Negotiations on the Principles for Responsible Agricultural Investment

On May 19, the UN Committee on World Food Security (CFS) at the Food and Agriculture Organization of the United Nations (FAO) began multi-stakeholder negotiations intended to finalize the Principles for Responsible Agricultural Investment (RAI)—a set of critical principles that can help guide national regulations, global corporate social responsibility initiatives, and individual contracts covering all types of investment in agriculture. The RAI principles were developed through a broad, inclusive multi-stakeholder process, involving governments, civil society and the private sector.

The United States Government—through a broad inter-agency group, involving the U.S. Agency for International Development (USAID), the U.S. Department of State (DOS), the Millennium Challenge Corporation (MCC), the U.S. Department of Agriculture Foreign Agriculture Service (USDA FAS) and the Office of the United States Trade Representative (USTR)—is committed to making progress toward finalized RAI principles. USAID Land Tenure and Property Rights Division Chief, Dr. Gregory Myers, is leading the U.S. delegation for the negotiations.

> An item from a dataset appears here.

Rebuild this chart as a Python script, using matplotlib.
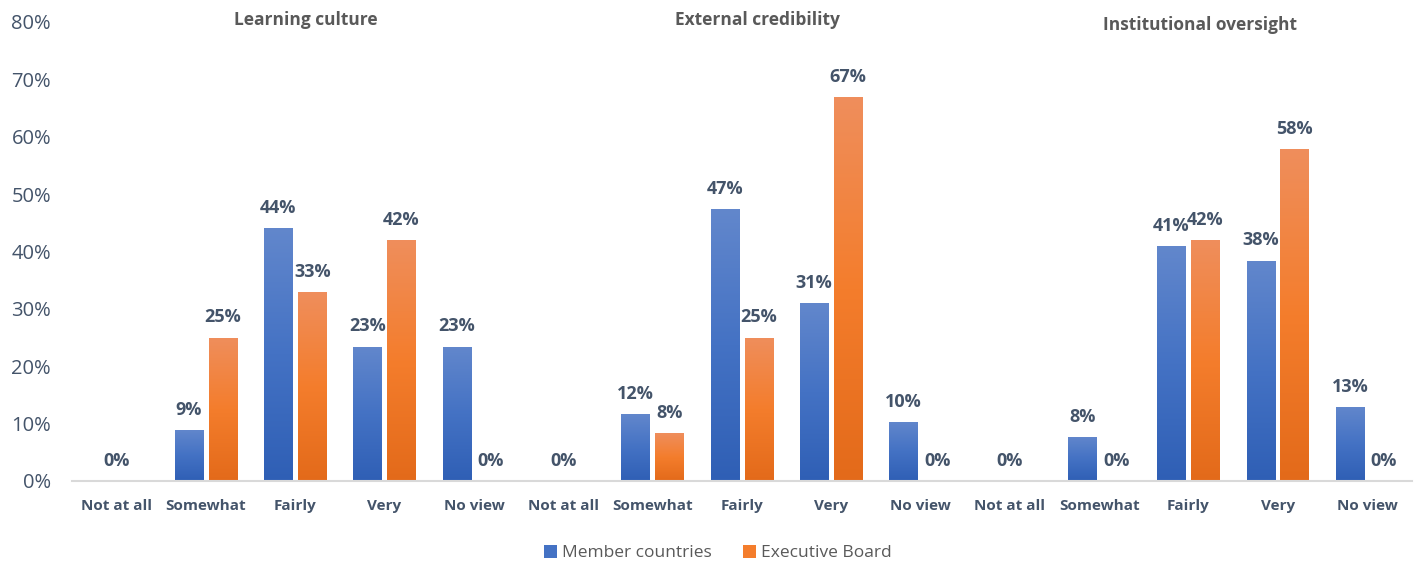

The United States Mission to the UN Agencies in Rome welcomed the ongoing negotiations with the following press release:

The United States is pleased to participate in negotiations on the Principles for Responsible Agricultural Investment (RAI) this week as part of the UN Committee on World Food Security (CFS) at the Food and Agriculture Organization of the UN (FAO) in Rome. These multi-stakeholder negotiations are intended to finalize critical principles that can help guide national regulations, global corporate social responsibility initiatives, and individual contracts covering all types of investment in agriculture.

With the world population expected to reach nine billion people by the year 2050, FAO estimates that we will need to increase agricultural production by 60 percent to ensure that everyone is fed. “The task of ensuring enough food for our growing population is too large for governments and public-sector organizations alone,” notes U.S. Ambassador to the UN Agencies in Rome, David Lane. “We must engage the private sector more effectively—including smallholder farmers themselves—to promote much needed private sector investment that will contribute to achieving better food security and nutrition outcomes.”

The United States believes that RAI can provide a clear, practical and predictable guiding framework for investment in agriculture that is pro-growth as well as pro-poor. According to USAID Land Tenure and Property Rights Division Chief, Dr. Gregory Myers, who is leading the U.S. delegation for the RAI negotiations, “An increasing number of private sector firms are taking steps to improve corporate practices related to agricultural investments, especially those involving large-scale land transactions. Yet, many companies still lack a clear understanding of what exactly these practices should entail. For that reason, the U.S. is pleased that the global community has come together to develop clear guidance through a common set of voluntary principles that reflect best practice in responsible agricultural investment.”

CFS negotiations on the RAI Principles began on May 19. The RAI will build on the accomplishments achieved with The Voluntary Guidelines for the Responsible Governance of Tenure of Land, Fisheries, and Forests in the Context of National Food Security, which were unanimously adopted by the CFS two years ago this month through a broad and inclusive consultation process involving civil society, the private sector, and governments, that is the hallmark of the CFS. The RAI Principles promise to be an equally important tool for addressing global food security.